This trip is my aunt’s seventh to Tibet. Her cultural literacy impressed me two years ago when we met up in Beijing. She had more Chinese language skills than I suspected, and she clearly knew her way around.
Slowly I’m coming to understand how she comes by that literacy. Her comfort zone is simply way bigger than average. She thinks nothing of striking up conversations with strangers, regardless of whether she has two words in common or 200,000. Sometimes she’ll pull up a chair at a neighboring table in a restaurant, either because those people are eating something that looks appealing, or because somebody there strikes her fancy: an old grandma, a cute baby, a wrinkled face sporting a stylish hat.
Or she’ll reach out to a person she senses is in need. Just today a pilgrim couple stopped outside our hotel’s front step. My aunt greeted them with the customary Tibetan blessing, “Tashi Delai,” which then somehow led to their request, via translation by the front desk staff, for medical help. The woman, probably in her mid-50s, complained of non-specific eye problems.
Talk about asking the right person! As it happened, we had eaten the night before with a person connected to a medical NGO in Lhasa. This friend of a friend soon had us pointed to a free eye clinic on the edge of town, where the woman got seen right away and came away with a year’s supply of eye drops and the comfort of knowing that she doesn’t need surgery. All it cost us was taxi fare and a couple hours of our free afternoon.

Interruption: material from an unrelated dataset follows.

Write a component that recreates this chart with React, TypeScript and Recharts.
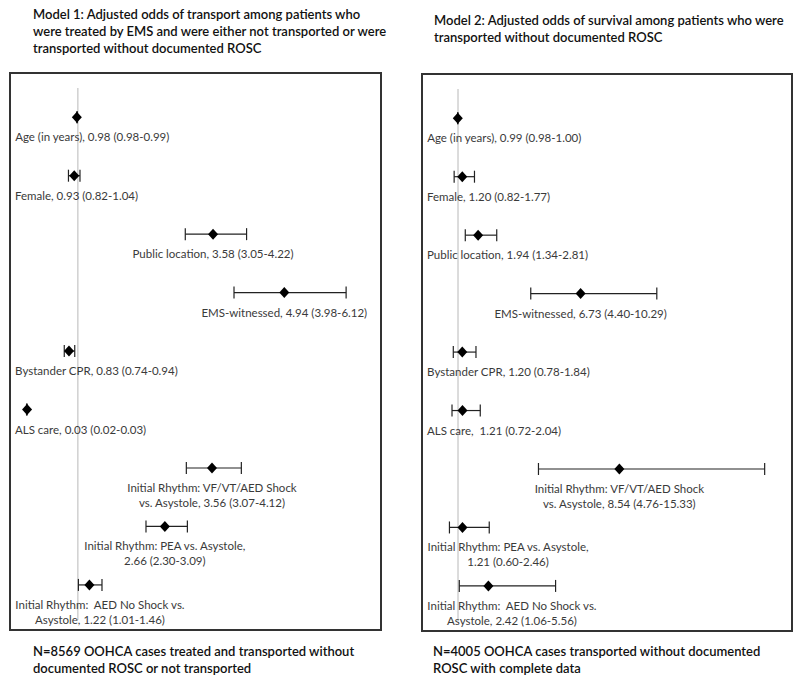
import React from 'react';
import { ScatterChart, Scatter, XAxis, YAxis, ErrorBar, ReferenceLine } from 'recharts';

// ---------- Data ----------
const model1Labels = [
  'Age (in years), {v}',
  'Female, {v}',
  'Public location, {v}',
  'EMS-witnessed, {v}',
  'Bystander CPR, {v}',
  'ALS care, {v}',
  'Initial Rhythm: VF/VT/AED Shock|vs. Asystole, {v}',
  'Initial Rhythm: PEA vs. Asystole,|{v}',
  'Initial Rhythm:  AED No Shock vs.|Asystole, {v}',
];
const model1OR = [0.98, 0.93, 3.58, 4.94, 0.83, 0.03, 3.56, 2.66, 1.22];
const model1Low = [0.98, 0.82, 3.05, 3.98, 0.74, 0.02, 3.07, 2.3, 1.01];
const model1High = [0.99, 1.04, 4.22, 6.12, 0.94, 0.03, 4.12, 3.09, 1.46];

const model2Labels = [
  'Age (in years), {v}',
  'Female, {v}',
  'Public location, {v}',
  'EMS-witnessed, {v}',
  'Bystander CPR, {v}',
  'ALS care,  {v}',
  'Initial Rhythm: VF/VT/AED Shock|vs. Asystole, {v}',
  'Initial Rhythm: PEA vs. Asystole,|{v}',
  'Initial Rhythm:  AED No Shock vs.|Asystole, {v}',
];
const model2OR = [0.99, 1.2, 1.94, 6.73, 1.2, 1.21, 8.54, 1.21, 2.42];
const model2Low = [0.98, 0.82, 1.34, 4.4, 0.78, 0.72, 4.76, 0.6, 1.06];
const model2High = [1.0, 1.77, 2.81, 10.29, 1.84, 2.04, 15.33, 2.46, 5.56];

const title1 = [
  'Model 1: Adjusted odds of transport among patients who',
  'were treated by EMS and were either not transported or were',
  'transported without documented ROSC',
];
const title2 = [
  'Model 2: Adjusted odds of survival among patients who were',
  'transported without documented ROSC',
];
const footer1 = [
  'N=8569 OOHCA cases treated and transported without',
  'documented ROSC or not transported',
];
const footer2 = [
  'N=4005 OOHCA cases transported without documented',
  'ROSC with complete data',
];

const referenceOR = 1;

// ---------- Helpers ----------
const FONT = 'Lato, "Open Sans", sans-serif';
const LABEL_SIZE = 11.5;

let ctx: CanvasRenderingContext2D | null = null;
function measure(s: string): number {
  if (!ctx && typeof document !== 'undefined') {
    ctx = document.createElement('canvas').getContext('2d');
  }
  if (!ctx) return s.length * 5.5;
  ctx.font = `${LABEL_SIZE}px Lato`;
  return ctx.measureText(s).width;
}

const fmt = (n: number) => n.toFixed(2);

function buildData(labels: string[], or: number[], lo: number[], hi: number[]) {
  return labels.map((tpl, i) => ({
    x: or[i],
    y: i,
    err: [or[i] - lo[i], hi[i] - or[i]],
    label: tpl.replace('{v}', `${fmt(or[i])} (${fmt(lo[i])}-${fmt(hi[i])})`),
  }));
}

const data1 = buildData(model1Labels, model1OR, model1Low, model1High);
const data2 = buildData(model2Labels, model2OR, model2Low, model2High);

const MIN_LEFT = 4;

function PointWithLabel(props: any) {
  const { cx, cy, payload } = props;
  if (cx == null || cy == null) return null;
  const lines: string[] = String(payload.label).split('|');
  const maxW = Math.max(...lines.map(measure));
  const center = Math.max(cx, MIN_LEFT + maxW / 2);
  return (
    <g>
      <polygon
        points={`${cx},${cy - 5.5} ${cx + 5},${cy} ${cx},${cy + 5.5} ${cx - 5},${cy}`}
        fill="#000"
      />
      <text
        textAnchor="middle"
        fontFamily={FONT}
        fontSize={LABEL_SIZE}
        fill="#3a3a3a"
        style={{ whiteSpace: 'pre' }}
      >
        {lines.map((l, i) => (
          <tspan key={i} x={center} y={cy + 24 + i * 15}>
            {l}
          </tspan>
        ))}
      </text>
    </g>
  );
}

function Panel({
  data,
  domainMax,
  width,
  height,
  marginLeft,
  marginRight,
}: {
  data: any[];
  domainMax: number;
  width: number;
  height: number;
  marginLeft: number;
  marginRight: number;
}) {
  return (
    <ScatterChart
      width={width}
      height={height}
      margin={{ top: 14, bottom: 9, left: marginLeft, right: marginRight }}
      style={{ overflow: 'visible' }}
    >
      <XAxis type="number" dataKey="x" domain={[0, domainMax]} hide />
      <YAxis type="number" dataKey="y" domain={[-0.5, 8.6]} reversed hide />
      <ReferenceLine x={referenceOR} stroke="#b8b8b8" strokeWidth={1} />
      <Scatter data={data} isAnimationActive={false} shape={PointWithLabel}>
        <ErrorBar dataKey="err" direction="x" width={6} stroke="#222" strokeWidth={1.2} />
      </Scatter>
    </ScatterChart>
  );
}

const textBlock = (lines: string[], left: number, top: number) => (
  <div
    style={{
      position: 'absolute',
      left,
      top,
      fontFamily: FONT,
      fontSize: 13,
      fontWeight: 600,
      lineHeight: '17px',
      color: '#111',
      whiteSpace: 'nowrap',
    }}
  >
    {lines.map((l, i) => (
      <div key={i}>{l}</div>
    ))}
  </div>
);

export default function App() {
  return (
    <div
      style={{
        position: 'absolute',
        left: 0,
        top: 0,
        width: 800,
        height: 682,
        background: '#fff',
        overflow: 'hidden',
      }}
    >
      {textBlock(title1, 33, 6)}
      {textBlock(title2, 434, 11.5)}
      {textBlock(footer1, 33, 642.5)}
      {textBlock(footer2, 433, 642.5)}

      <div
        style={{
          position: 'absolute',
          left: 9,
          top: 72,
          width: 373,
          height: 559,
          boxSizing: 'border-box',
          border: '2px solid #333',
        }}
      >
        <Panel data={data1} domainMax={6.7} width={369} height={555} marginLeft={14.5} marginRight={3.5} />
      </div>

      <div
        style={{
          position: 'absolute',
          left: 421,
          top: 73,
          width: 372,
          height: 559,
          boxSizing: 'border-box',
          border: '2px solid #333',
        }}
      >
        <Panel data={data2} domainMax={16.5} width={368} height={555} marginLeft={13.6} marginRight={1.3} />
      </div>
    </div>
  );
}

Most people wouldn’t have established the connection in the first place, let alone followed up on it. But with just a handful of Tibetan phrases, my aunt was able to pull off a random act of kindness that, if multiplied by just a small number of the travelers currently jetting around the world’s friction spots, could bring peace in those places many steps closer.
Yet my aunt also cried this evening. The loss of the Tibet she saw on her first visit, over twenty years ago, saddens her beyond words. Further, she continues to struggle with the tension between admiring her many Chinese friends and seeing how much discontent their government’s policies and investments have sown in Tibet.
Yesterday the Chinese government stopped issuing new permits to visit Tibet. We weren’t affected because we were already in. The ban will probably last about three weeks, because of fears that the 60th anniversary of the 1949 Communist victory might inspire protests in Lhasa. This kind of thing isn’t rare—foreign travel to the capital has been stopped three times over the last 18 months. I suspect tonight won’t be the last night my aunt cries here, however.